After an accident which left Colby’s wrist severely fractured, she pondered the word “broke,” resulting in a marvelous chapbook of poems that explore breaking and brokenness from a variety of perspectives. The chapbook consists of 33 poems, without titles. The contents page lists each poem by its first line. This juxtaposes the brokenness with a sense of continuity.
Colby is known for her wonderful images, metaphors and similes. Her word choices are precise and evocative. “Bones blossoming with the/ chrysanthemums of fracture” describes a broken hip. A beach scene begins with “The sun broke through the clouds/ and day was conceivable, /magenta hemmed in gold.” In talking about the Liberty Bell, Colby describes a physical break, and segues into a broad metaphorical one. First strike of the clapper cracked the rim. Omen of the split defined by Jefferson and Adams widening into a civil war.
Colby’s wow factor increases with the final line of the final poem, which echoes a symbol on the incredible cover artwork.
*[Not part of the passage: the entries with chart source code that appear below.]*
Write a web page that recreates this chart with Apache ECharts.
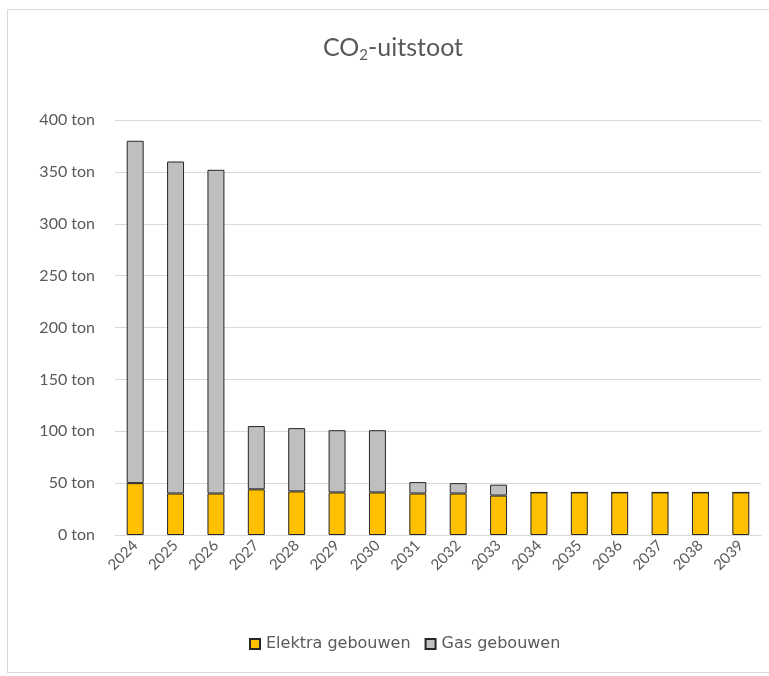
<!DOCTYPE html>
<html>
<head>
<meta charset="utf-8">
<script src="https://cdn.jsdelivr.net/npm/echarts@6/dist/echarts.min.js"></script>
<style>
  html, body { margin: 0; padding: 0; background: #ffffff; }
  #frame { position: absolute; left: 7px; top: 9px; width: 770px; height: 664px; border: 1px solid #d9d9d9; box-sizing: border-box; }
  #chart { position: absolute; left: 0; top: 0; width: 769px; height: 676px; }
</style>
</head>
<body>
<div id="frame"></div>
<div id="chart"></div>
<script>
// Years on the category axis
const years = ['2024','2025','2026','2027','2028','2029','2030','2031','2032','2033','2034','2035','2036','2037','2038','2039'];
// CO2 emissions per building group, in tonnes
const elektraGebouwen = [50, 40, 40, 44, 42, 41, 41, 40, 40, 38, 41, 41, 41, 41, 41, 41];
const gasGebouwen     = [330, 320, 312, 61, 61, 60, 60, 11, 10, 10.5, 0, 0, 0, 0, 0, 0];
// Value axis ticks
const yTicks = [0, 50, 100, 150, 200, 250, 300, 350, 400];

const FONT = 'Lato, "Open Sans", sans-serif';
const TEXT = '#595959';

const chart = echarts.init(document.getElementById('chart'), null, { renderer: 'canvas' });
chart.setOption({
  animation: false,
  title: {
    text: 'CO{sub|2}-uitstoot',
    left: 318,
    top: 27,
    textStyle: {
      fontFamily: FONT, fontSize: 25, fontWeight: 'normal', color: TEXT,
      rich: { sub: { fontFamily: FONT, fontSize: 15, color: TEXT, padding: [16, 0, 0, 0] } }
    }
  },
  legend: {
    bottom: 19,
    left: 244,
    itemWidth: 10,
    itemHeight: 10,
    itemGap: 14,
    icon: 'rect',
    textStyle: { fontFamily: '"DejaVu Sans", sans-serif', fontSize: 16, color: TEXT, padding: [0, 0, 0, 1] },
    data: ['Elektra gebouwen', 'Gas gebouwen']
  },
  grid: { left: 115, right: 8, top: 120, bottom: 141, containLabel: false },
  xAxis: {
    type: 'category',
    data: years,
    axisLine: { show: true, lineStyle: { color: '#d9d9d9' } },
    axisTick: { show: false },
    axisLabel: { rotate: 45, fontFamily: FONT, fontSize: 15, color: TEXT, margin: 8, interval: 0 }
  },
  yAxis: {
    type: 'value',
    min: yTicks[0],
    max: yTicks[yTicks.length - 1],
    interval: 50,
    axisLine: { show: false },
    axisTick: { show: false },
    splitLine: { lineStyle: { color: '#d9d9d9', width: 1 } },
    axisLabel: { fontFamily: FONT, fontSize: 16, color: TEXT, margin: 20, formatter: v => v + ' ton' }
  },
  series: [
    {
      name: 'Elektra gebouwen',
      type: 'bar',
      stack: 'co2',
      data: elektraGebouwen,
      barWidth: '42%',
      itemStyle: { color: '#ffc000', borderColor: '#262626', borderWidth: 1 }
    },
    {
      name: 'Gas gebouwen',
      type: 'bar',
      stack: 'co2',
      data: gasGebouwen,
      barWidth: '42%',
      itemStyle: { color: '#bfbfbf', borderColor: '#262626', borderWidth: 1 }
    }
  ]
});
</script>
</body>
</html>
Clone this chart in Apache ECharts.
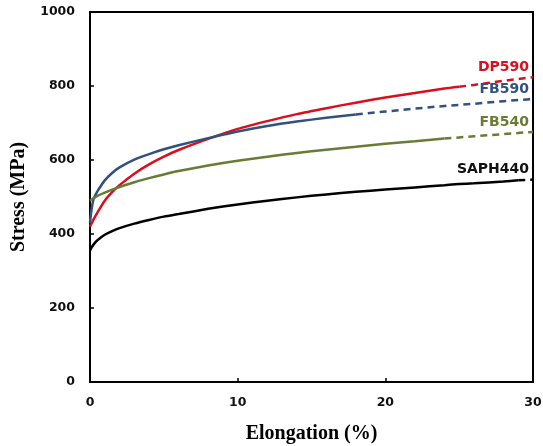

The poem, on the surface, describes treatment for a broken kneecap. The X ray shows a figure eight within a square- the symbol for extinction.
“Broke” is a chapbook of interlocking pieces of broken fragments, written with the non-dominant hand during the healing process of a broken bone. Colby’s poetry is far from broke and could heal the broken with just a single stanza.
We are the publisher, so all of our authors get five stars from us. Excerpts:
She vacates the car. Party over, alone after midnight on a forsaken road she doesn’t recognize.
She just remembers how he took off with some ex-girlfriend as she chugged jello shots and smoked enough dope to silk her mood.
In the rain, she staggers to the one farmhouse visible in arc-light, an ark of safety, a porch with a swing and hanging baskets of dark foliage.
She bangs on the screen door until a heavy shape fills the doorframe, opening her mouth on words as he levels the shotgun and fires, full in her face, then sees
it’s just a girl collapsing like the drenched flowers, his mind whirling with stories of home invasions, how you must protect your property, a constitutional right— like the gun.
The night blurs with rain. What was it she yelled in that singular instant. Broke down. Something broke.
—
Omen of mortality: broken hip. Maybe a fall or simply turning in the bed. Bones blossoming with the chrysanthemums of fracture.
The rotting plantation of advanced age. All the servants absconding with the silver. Femur failing to knit. Broken as a window that once shone with resolve.
This book of poems would be great for a literature class or group interpretation group – a lot of meaty, deep, thinking’s, thoughts are related in the poems. As a casual reader of poems --- each one should have had a title of some sort or other and they were mostly all very depressing. I couldn’t figure out what the cover of the book except maybe dead trees, snails, frogs of some sort or other --- and, no where did it mention that the book was written while a person was recovering from a serious accident ---- a very depressing read.